Lady Alexander does not confine herself entirely to four-footed pets, as she also keeps several varieties of poultry, and from an early age was a keen fancier of Black Cochins, some of which variety she still has, and, if I mistake not, has occasionally acted as a judge of some of the breeds of poultry. I do not think she has launched out to any great extent as an exhibitor of birds, except Black Cochins, as I have said; but now that they have secured, at their new residence, Faygate Wood, Sussex, suitable location for this branch of the Fancy, I have no doubt we shall see more of their feathered stock at the shows.
Sir Claud Alexander has been for many years - I think he told me ever since he was a schoolboy - a staunch admirer of one of his national breeds, the Skye Terrier, and has often acted as their judge at leading shows. [. . .] He is an active member of the Committee of the Kennel Club, and a liberal supporter in general of anything relating to dogs and dog shows. Although he goes in for both Drop-eared and Prick-eared Skyes, I think, perhaps, at the present time his team of the latter is rather the stronger of the two.”
"Lady Alexander is another ardent lover of cats, and owns the premier kennel of Russian blues, and white English short- haired cats with square jaws, snub faces, and blue eyes. She also includes Manx cats, and her catteries hold their own. Lady Alexander generously does not compete for club prizes, as she wishes to encourage the fancy of short-hairs, which have lost place in the desire of so many cat lovers to own and breed long-coated cats." – Boudoir Magazine, 1904
Sir Claud was also a champion of the British White cattle, establishing a herd at Faygate in 1908 and helping to conserve this breed. Sir Claud Alexander wrote recommending the breed, in the Amateur Menagerie Club Year Book 1912 and several years later hisherd set milking records for the breed. He had also bred Indian oxen and observedthe development of their fatty humps. In 1907 he had acquired, studied and bred fat-rumped sheep, and crossed them with ordinary sheep. It appears he was keen to breed, exhibit and improve livestock through scientific breeding.

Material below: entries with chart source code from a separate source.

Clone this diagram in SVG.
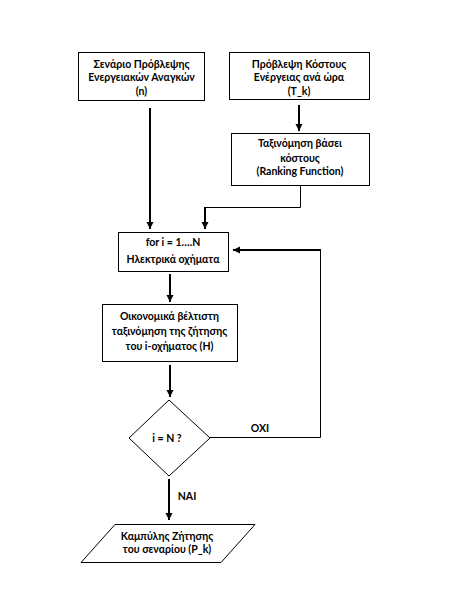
<svg xmlns="http://www.w3.org/2000/svg" width="467" height="607" viewBox="0 0 467 607">
<defs>
<marker id="ah" markerWidth="8" markerHeight="8" refX="7" refY="4" orient="auto" markerUnits="userSpaceOnUse">
<path d="M0,0.5 L7,4 L0,7.5 Z" fill="#000"/>
</marker>
<style>
.n{fill:#fff;stroke:#000;stroke-width:1}
.t{font-family:Lato,"Open Sans","Liberation Sans",sans-serif;font-weight:bold;font-size:10.5px;text-anchor:middle;fill:#000}
.a{fill:none;stroke:#000;stroke-width:2}
.l{fill:none;stroke:#000;stroke-width:1}
</style>
</defs>
<rect width="467" height="607" fill="#fff"/>
<g id="connectors">
<path class="a" d="M299,105 V131" marker-end="url(#ah)"/>
<path class="a" d="M150,108 V229" marker-end="url(#ah)"/>
<path class="l" d="M300.5,186 V207.5 H205"/>
<path class="a" d="M205,207 V229" marker-end="url(#ah)"/>
<path class="a" d="M170,274 V302" marker-end="url(#ah)"/>
<path class="a" d="M170,365 V397" marker-end="url(#ah)"/>
<path class="l" d="M210,437.5 H320.5 V250"/>
<path class="a" d="M321,250 H233" marker-end="url(#ah)"/>
<path class="a" d="M169,479 V520" marker-end="url(#ah)"/>
<text class="t" x="260" y="432">OXI</text>
<text class="t" x="187" y="500">NAI</text>
</g>
<g id="n1">
<rect class="n" x="78.5" y="52.5" width="126" height="48"/>
<text class="t" x="141.5" y="68">Σενάριο Πρόβλεψης</text>
<text class="t" x="141.5" y="81">Ενεργειακών Αναγκών</text>
<text class="t" x="141.5" y="95">(n)</text>
</g>
<g id="n2">
<rect class="n" x="229.5" y="52.5" width="140" height="47"/>
<text class="t" x="299" y="68">Πρόβλεψη Κόστους</text>
<text class="t" x="299" y="81">Ενέργειας ανά ώρα</text>
<text class="t" x="299" y="95">(T_k)</text>
</g>
<g id="n3">
<rect class="n" x="231.5" y="133.5" width="138" height="52"/>
<text class="t" x="300" y="147">Ταξινόμηση βάσει</text>
<text class="t" x="300" y="162">κόστους</text>
<text class="t" x="300" y="175">(Ranking Function)</text>
</g>
<g id="n4">
<rect class="n" x="118.5" y="232.5" width="110" height="39"/>
<text class="t" x="173" y="246">for i = 1….N</text>
<text class="t" x="173" y="263">Ηλεκτρικά οχήματα</text>
</g>
<g id="n5">
<rect class="n" x="102.5" y="304.5" width="135" height="57"/>
<text class="t" x="169.5" y="320">Οικονομικά βέλτιστη</text>
<text class="t" x="169.5" y="335">ταξινόμηση της ζήτησης</text>
<text class="t" x="169.5" y="350">του i-οχήματος (H)</text>
</g>
<g id="n6">
<polygon class="n" points="169,400 210,438 169,476 129,438"/>
<text class="t" x="167" y="442">i = N ?</text>
</g>
<g id="n7">
<polygon class="n" points="115,524.5 255,524.5 221,562.5 81,562.5"/>
<text class="t" x="167" y="540">Καμπύλης Ζήτησης</text>
<text class="t" x="167" y="553">του σεναρίου (P_k)</text>
</g>
</svg>
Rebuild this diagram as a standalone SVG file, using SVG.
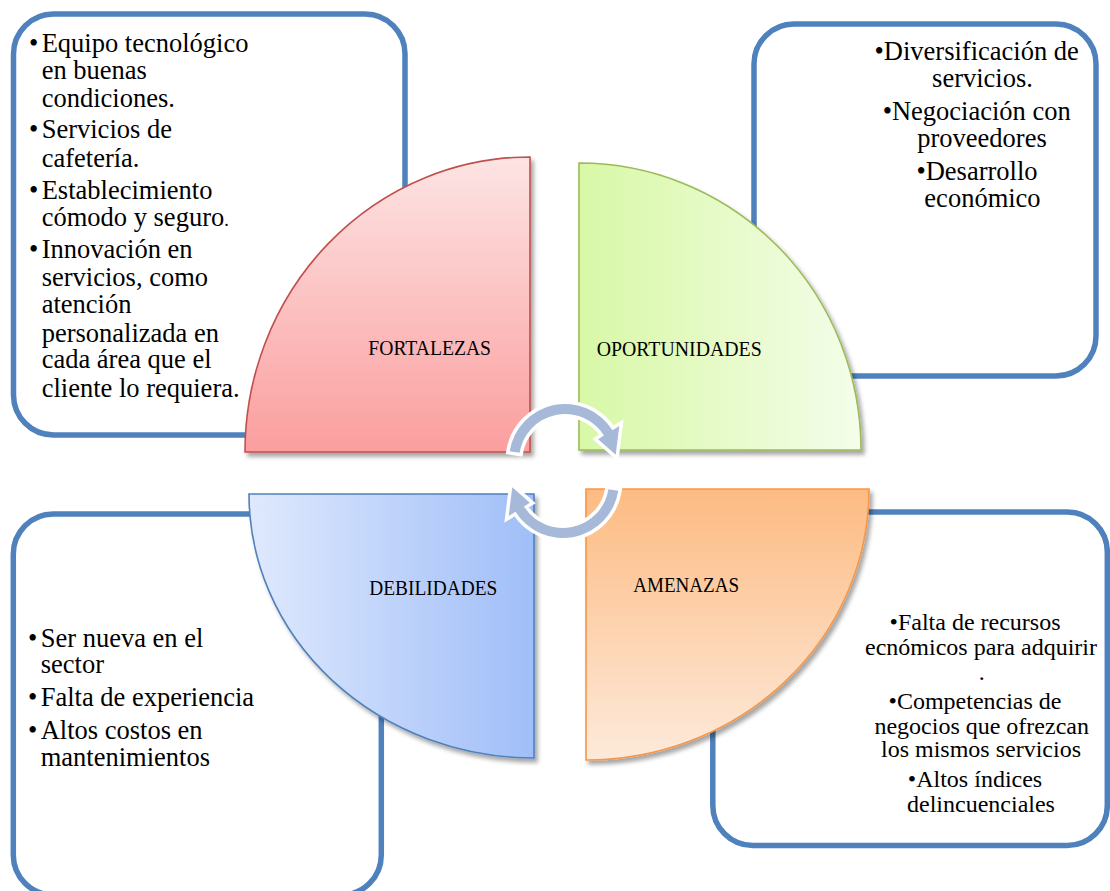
<svg xmlns="http://www.w3.org/2000/svg" width="1110" height="891" viewBox="0 0 1110 891">
<defs>
<style>
.box{fill:#ffffff;stroke:#4f81bd;stroke-width:5.5}
.t{font-family:"Liberation Serif","Times New Roman",serif;font-size:26.5px;fill:#000}
.ts{font-family:"Liberation Serif","Times New Roman",serif;font-size:24px;fill:#000}
.lbl{font-family:"Liberation Serif","Times New Roman",serif;font-size:21px;fill:#000}
.q{stroke-width:1.6;filter:url(#sh)}
.arr{fill:#a7b9d9;stroke:#ffffff;stroke-width:7;paint-order:stroke;stroke-linejoin:miter}
</style>
<filter id="sh" x="-10%" y="-10%" width="125%" height="125%">
<feDropShadow dx="3" dy="4" stdDeviation="2.2" flood-color="#000" flood-opacity="0.35"/>
</filter>
<linearGradient id="gF" x1="0" y1="0" x2="0" y2="1"><stop offset="0" stop-color="#fde4e4"/><stop offset="1" stop-color="#fb9e9e"/></linearGradient>
<linearGradient id="gO" x1="0" y1="0" x2="1" y2="0"><stop offset="0" stop-color="#d8f8a6"/><stop offset="1" stop-color="#f4fdea"/></linearGradient>
<linearGradient id="gA" x1="0" y1="0" x2="0" y2="1"><stop offset="0" stop-color="#fdbb82"/><stop offset="1" stop-color="#fdeadb"/></linearGradient>
<linearGradient id="gD" x1="0" y1="0" x2="1" y2="0"><stop offset="0" stop-color="#dfe9fd"/><stop offset="1" stop-color="#a0bef8"/></linearGradient>
</defs>
<rect width="1110" height="891" fill="#ffffff"/>

<g id="box-fortalezas">
<rect class="box" x="13.5" y="14" width="391.5" height="421" rx="40"/>
<text class="t" y="51.7"><tspan x="29">•</tspan><tspan x="41.7">Equipo tecnológico</tspan></text>
<text class="t" x="41.7" y="79">en buenas</text>
<text class="t" x="41.7" y="106.7">condiciones.</text>
<text class="t" y="138.3"><tspan x="29">•</tspan><tspan x="41.7">Servicios de</tspan></text>
<text class="t" x="41.7" y="166.7">cafetería.</text>
<text class="t" y="199.3"><tspan x="29">•</tspan><tspan x="41.7">Establecimiento</tspan></text>
<text class="t" x="41.7" y="226">cómodo y seguro<tspan font-size="18">.</tspan></text>
<text class="t" y="258.3"><tspan x="29">•</tspan><tspan x="41.7">Innovación en</tspan></text>
<text class="t" x="41.7" y="286">servicios, como</text>
<text class="t" x="41.7" y="313.3">atención</text>
<text class="t" x="41.7" y="341.7">personalizada en</text>
<text class="t" x="41.7" y="368.3">cada área que el</text>
<text class="t" x="41.7" y="396.7">cliente lo requiera.</text>
</g>

<g id="box-oportunidades">
<rect class="box" x="754" y="24" width="342" height="352" rx="40"/>
<g text-anchor="middle">
<text class="t" x="976.7" y="60">•Diversificación de</text>
<text class="t" x="982.5" y="86.7">servicios.</text>
<text class="t" x="976.7" y="120">•Negociación con</text>
<text class="t" x="982" y="146.7">proveedores</text>
<text class="t" x="977" y="180">•Desarrollo</text>
<text class="t" x="982.5" y="206.7">económico</text>
</g>
</g>

<g id="box-debilidades">
<rect class="box" x="13.3" y="514" width="368" height="381" rx="40"/>
<text class="t" y="646.7"><tspan x="28">•</tspan><tspan x="40.7">Ser nueva en el</tspan></text>
<text class="t" x="40.7" y="673.3">sector</text>
<text class="t" y="706"><tspan x="28">•</tspan><tspan x="40.7">Falta de experiencia</tspan></text>
<text class="t" y="739.3"><tspan x="28">•</tspan><tspan x="40.7">Altos costos en</tspan></text>
<text class="t" x="40.7" y="766">mantenimientos</text>
</g>

<g id="box-amenazas">
<rect class="box" x="712.8" y="512" width="394.5" height="333.5" rx="40"/>
<g text-anchor="middle">
<text class="ts" x="975" y="630">•Falta de recursos</text>
<text class="ts" x="981" y="655">ecnómicos para adquirir</text>
<text class="ts" x="981.7" y="680">.</text>
<text class="ts" x="975" y="709.3">•Competencias de</text>
<text class="ts" x="981.7" y="734">negocios que ofrezcan</text>
<text class="ts" x="981" y="757.3">los mismos servicios</text>
<text class="ts" x="975" y="786.7">•Altos índices</text>
<text class="ts" x="981" y="811.7">delincuenciales</text>
</g>
</g>

<g id="quad-fortalezas">
<path class="q" d="M 530 157 L 530 452 L 245 452 A 285 295 0 0 1 530 157 Z" fill="url(#gF)" stroke="#c0504d"/>
<text class="lbl" x="368.3" y="355" textLength="122.7" lengthAdjust="spacingAndGlyphs">FORTALEZAS</text>
</g>
<g id="quad-oportunidades">
<path class="q" d="M 579 450 L 579 163 A 282 287 0 0 1 861 450 Z" fill="url(#gO)" stroke="#9bbb59"/>
<text class="lbl" x="596.7" y="355.7" textLength="165" lengthAdjust="spacingAndGlyphs">OPORTUNIDADES</text>
</g>
<g id="quad-amenazas">
<path class="q" d="M 586 489 L 869 489 A 283 271 0 0 1 586 760 Z" fill="url(#gA)" stroke="#f79646"/>
<text class="lbl" x="633.3" y="591.7" textLength="105.7" lengthAdjust="spacingAndGlyphs">AMENAZAS</text>
</g>
<g id="quad-debilidades">
<path class="q" d="M 249 494 L 534 494 L 534 758 A 285 264 0 0 1 249 494 Z" fill="url(#gD)" stroke="#4f81bd"/>
<text class="lbl" x="369.3" y="595" textLength="128" lengthAdjust="spacingAndGlyphs">DEBILIDADES</text>
</g>

<g id="connectors">
<path class="arr" d="M 509.7 451.2 A 56 56 0 0 1 612.5 430.3 L 619.3 426.1 L 615.7 454.7 L 598.1 439.3 L 604.0 435.6 A 46 46 0 0 0 519.6 452.8 Z"/>
<path class="arr" transform="rotate(180 564 471)" d="M 509.7 451.2 A 56 56 0 0 1 612.5 430.3 L 619.3 426.1 L 615.7 454.7 L 598.1 439.3 L 604.0 435.6 A 46 46 0 0 0 519.6 452.8 Z"/>
</g>
</svg>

One notable achievement of Lord and Lady Alexander were their tortoiseshell tomcats. Something odd was happening in their pedigree lines, for they bred no fewer than five male tortoiseshell/tortie-and-white males, one of which (Samson) sired many kittens. Once again, he provided breeding information to early researchers into cat genetics. There are photos of some of these cats and they are indeed tortoiseshell. According to "The Press" (a New Zealand paper) of 8th October, 1934, "The rarest cats in Great Britain, are tortoiseshell males. There are only five of them in the country. Sir Claud Alexander, the cat breeder, has made a "corner" in them. They are his hobby. In the last 35 years there have been 20 tortoiseshell males. Sir Claud has had 10 of them. Scientific research into the mystery of them has become so engrossing that he has handed over all his other show cats to his wife and concentrates on these four." (one his five tortie males did not survive to breed.)